Chris Christie says he ‘was wrong’ not to wear face mask at White House
Former New Jersey Gov. Chris Christie (R) said Thursday that he “was wrong” not to wear a face mask at the White House after testing positive for COVID-19 and spending a week in the hospital.
Christie told The New York Times that he thought he was in a “safe zone” when he attended the Sept. 26 event where President Trump officially nominated Judge Amy Coney Barrett to the Supreme Court. Days later on Oct. 1, President Trump announced he and the first lady had tested positive for COVID-19.
The former governor announced his positive test on Oct. 3 and checked into the hospital after his doctor recommended he do so due to his asthma and weight. He spent days in the intensive care unit of Morristown Medical Center in New Jersey.
Christie said in his interview that people should take the coronavirus seriously by wearing masks and social distancing but said there should be a balance between shutting things down and reopening without necessary precautions.
The White House is looking into Barrett’s nomination event, which Anthony Fauci called a “superspreader event,” as the cause of the spread of COVID-19 to more than a dozen people, according to the Times.

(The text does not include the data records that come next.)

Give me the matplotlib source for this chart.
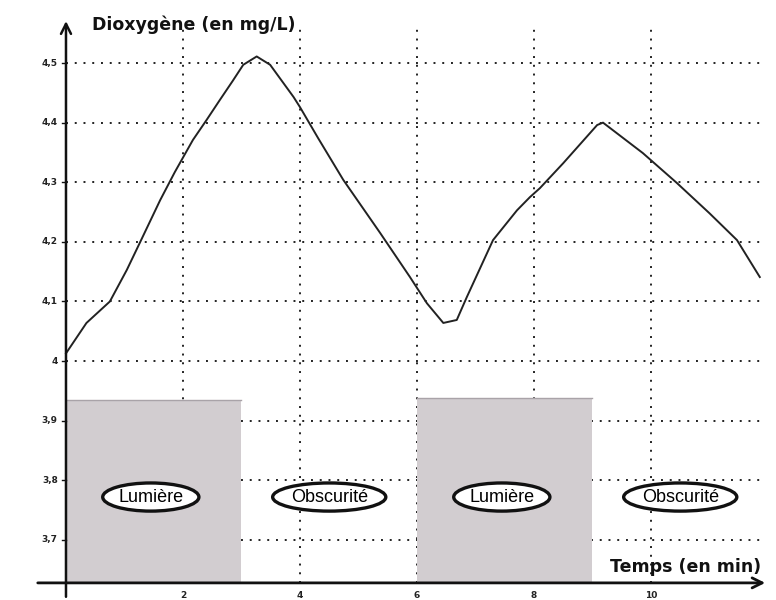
import matplotlib
matplotlib.use("Agg")
import matplotlib.pyplot as plt

# readings (time in min, O2 in mg/L)
temps = [0.0, 0.35, 0.75, 1.04, 1.26, 1.61, 1.86, 2.17, 2.40, 2.63, 2.85, 3.03, 3.26,
         3.49, 3.89, 4.0, 4.31, 4.74, 5.37, 5.88, 6.17, 6.45, 6.68, 6.85, 7.30,
         7.71, 7.93, 8.10, 8.50, 9.08, 9.18, 9.86, 10.44, 11.0, 11.47, 11.86]
o2 = [4.013, 4.064, 4.100, 4.153, 4.198, 4.270, 4.317, 4.371, 4.404, 4.438, 4.470, 4.497, 4.511,
      4.497, 4.443, 4.426, 4.374, 4.304, 4.215, 4.141, 4.097, 4.064, 4.069, 4.107, 4.203,
      4.253, 4.275, 4.290, 4.332, 4.396, 4.400, 4.349, 4.299, 4.248, 4.203, 4.141]

# light / dark phases
phases = ["Lumière", "Obscurité", "Lumière", "Obscurité"]
phase_start = [0.0, 3.0, 6.0, 9.0]
phase_end = [3.0, 6.0, 9.0, 12.0]
phase_top = [3.935, None, 3.938, None]

y_ticks = [3.7, 3.8, 3.9, 4.0, 4.1, 4.2, 4.3, 4.4, 4.5]
y_labels = ["3,7", "3,8", "3,9", "4", "4,1", "4,2", "4,3", "4,4", "4,5"]
x_ticks = [2, 4, 6, 8, 10]
x_labels = ["2", "4", "6", "8", "10"]

fig = plt.figure(figsize=(7.76, 6), dpi=100)
ax = fig.add_axes([0, 0, 1, 1])
ax.set_xlim(-1.128, 12.137)
ax.set_ylim(3.5993, 4.6057)
ax.axis("off")

x0, y0 = 0.0, 3.628
x_end, y_top = 11.9, 4.575

# dotted grid
dots = (0, (1, 3.5))
ax.hlines(y_ticks, 0, x_end, colors="#222222", linestyles=dots, lw=1.4, zorder=1)
ax.vlines(x_ticks, y0, 4.56, colors="#222222", linestyles=dots, lw=1.4, zorder=1)

# shaded light periods
for name, a, b, top in zip(phases, phase_start, phase_end, phase_top):
    if top is not None:
        ax.fill_between([a, b], y0, top, color="#d2cdd0", zorder=2, lw=0)
        ax.plot([a, b], [top, top], color="#a9a3a8", lw=1, zorder=2)
    ax.text((a + b) / 2 + (-0.05 if name == "Lumière" else 0.0), 3.772, name,
            ha="center", va="center", fontsize=13, family="Liberation Sans", zorder=5,
            bbox=dict(boxstyle="ellipse,pad=0.08", fc="white", ec="#111111", lw=2.4))

# the measured curve
ax.plot(temps, o2, color="#222222", lw=1.4, zorder=4)

# axes with arrows
ax.annotate("", xy=(x_end + 0.1, y0), xytext=(-0.53, y0),
            arrowprops=dict(arrowstyle="->", lw=2, color="#111111", mutation_scale=18), zorder=6)
ax.annotate("", xy=(x0, y_top), xytext=(x0, 3.6),
            arrowprops=dict(arrowstyle="->", lw=1.8, color="#111111", mutation_scale=18), zorder=6)

for v, lab in zip(y_ticks, y_labels):
    ax.plot([-0.06, 0], [v, v], color="#111111", lw=1, zorder=6)
    ax.text(-0.14, v, lab, ha="right", va="center", fontsize=6.5, fontweight="bold", color="#222222")
for v, lab in zip(x_ticks, x_labels):
    ax.text(v, y0 - 0.013, lab, ha="center", va="top", fontsize=6.5, fontweight="bold", color="#222222")

ax.text(0.45, 4.565, "Dioxygène (en mg/L)", fontsize=12.5, fontweight="bold",
        va="center", ha="left", color="#111111")
ax.text(11.88, 3.655, "Temps (en min)", fontsize=12.5, fontweight="bold",
        va="center", ha="right", color="#111111")

fig.savefig("out.png", dpi=100)
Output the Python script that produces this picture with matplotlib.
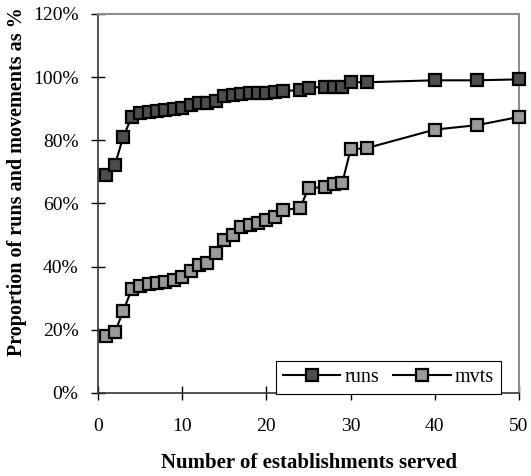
import matplotlib.pyplot as plt
from matplotlib.ticker import PercentFormatter

# x values shared by both series
establishments = [1, 2, 3, 4, 5, 6, 7, 8, 9, 10, 11, 12, 13, 14, 15, 16, 17, 18,
                  19, 20, 21, 22, 24, 25, 27, 28, 29, 30, 32, 40, 45, 50]
runs = [69.0, 72.2, 81.1, 87.4, 88.5, 89.0, 89.3, 89.6, 89.8, 90.3, 91.1, 91.7,
        91.9, 92.5, 94.0, 94.3, 94.8, 95.0, 95.1, 95.1, 95.2, 95.7, 95.8, 96.7,
        96.9, 96.9, 97.0, 98.4, 98.4, 99.0, 99.0, 99.3]
mvts = [18.0, 19.2, 26.0, 32.8, 33.8, 34.4, 34.8, 35.1, 35.8, 36.8, 38.7, 40.5,
        41.2, 44.2, 48.4, 50.0, 52.6, 53.3, 53.9, 54.7, 55.8, 57.9, 58.6, 64.8,
        65.3, 66.1, 66.4, 77.1, 77.6, 83.4, 84.8, 87.4]

x_ticks = [0, 10, 20, 30, 40, 50]
y_ticks = [0, 20, 40, 60, 80, 100, 120]

plt.rcParams['font.family'] = ['Liberation Serif', 'DejaVu Serif']

fig = plt.figure(figsize=(5.31, 4.76), dpi=100)
ax = fig.add_axes([0.1846, 0.1744, 0.7928, 0.7962])

style = dict(color='black', lw=1.5, marker='s', markersize=8.5,
             markeredgecolor='black', markeredgewidth=1.6, clip_on=False)
ax.plot(establishments, runs, markerfacecolor='#4d4d4d', label='runs', zorder=3, **style)
ax.plot(establishments, mvts, markerfacecolor='#9a9a9a', label='mvts', zorder=3, **style)

ax.set_xlim(0, 50)
ax.set_ylim(0, 120)
ax.set_xticks(x_ticks)
ax.set_yticks(y_ticks)
ax.yaxis.set_major_formatter(PercentFormatter(decimals=0))
ax.tick_params(direction='inout', length=10, width=1, labelsize=14, colors='black')
ax.tick_params(axis='y', pad=9)
ax.tick_params(axis='x', pad=13)

for side in ['left', 'bottom']:
    ax.spines[side].set_color('#333333')
    ax.spines[side].set_linewidth(1.2)
for side in ['top', 'right']:
    ax.spines[side].set_color('#8c8c8c')
    ax.spines[side].set_linewidth(1.5)

ax.set_xlabel('Number of establishments served', fontsize=15, fontweight='bold', labelpad=13)
ax.set_ylabel('Proportion of runs and movements as %', fontsize=14.5, fontweight='bold')
ax.yaxis.set_label_coords(-0.169, 0.557)

leg = ax.legend(loc='lower right', bbox_to_anchor=(0.957, -0.003), borderaxespad=0,
                ncol=2, fontsize=14.5, handlelength=2.85, handletextpad=0.2,
                columnspacing=0.7, borderpad=0.35, fancybox=False, framealpha=1)
leg.get_frame().set_edgecolor('black')
leg.get_frame().set_linewidth(0.8)

fig.savefig('out.png', dpi=100)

“I believed when I entered the White House grounds, that I had entered a safe zone, due to the testing that I and many others underwent every day,” Christie said in a statement obtained by the newspaper. “I was wrong. I was wrong not to wear a mask at the Amy Coney Barrett announcement and I was wrong not to wear a mask at my multiple debate prep sessions with the president and the rest of the team.”
“I hope that my experience shows my fellow citizens that you should follow [Centers for Disease Control and Prevention] guidelines in public no matter where you are and wear a mask to protect yourself and others,” he said.
Christie said he doesn’t know who infected him or how frequently the president was tested, a question that remains after some officials indicated he was tested daily, but Trump said he was not.
The former governor said he was in the third row, and “what they told us was that everybody in the first three rows had been tested that day and tested negative.”
“I shouldn’t have relied on that,” he added, according to the Times.
Christie, who was released Saturday and has been cleared to have regular contact with others, said the virus is “something to take very seriously,” noting the “ramifications are wildly random and potentially deadly.” But he avoided specifically calling out Trump who has said he feels better than he has in decades after contracting COVID-19.
He said the reactions to the pandemic are “governed by our two dominant political and media extremes: those who believe there is nothing to this virus and those alarmists who would continue to close down our country and not trust the common sense of the American people. Both are wrong.”
The president also spent time in the hospital after his positive COVID-19 test. But after checking out of Walter Reed National Military Medical Center last week, he called catching the virus “a blessing from God” and urged Americans not to be afraid of it.
The U.S. has confirmed more than 7.9 million COVID-19 cases and 217,721 fatalities since the beginning of the pandemic, according to data from Johns Hopkins University.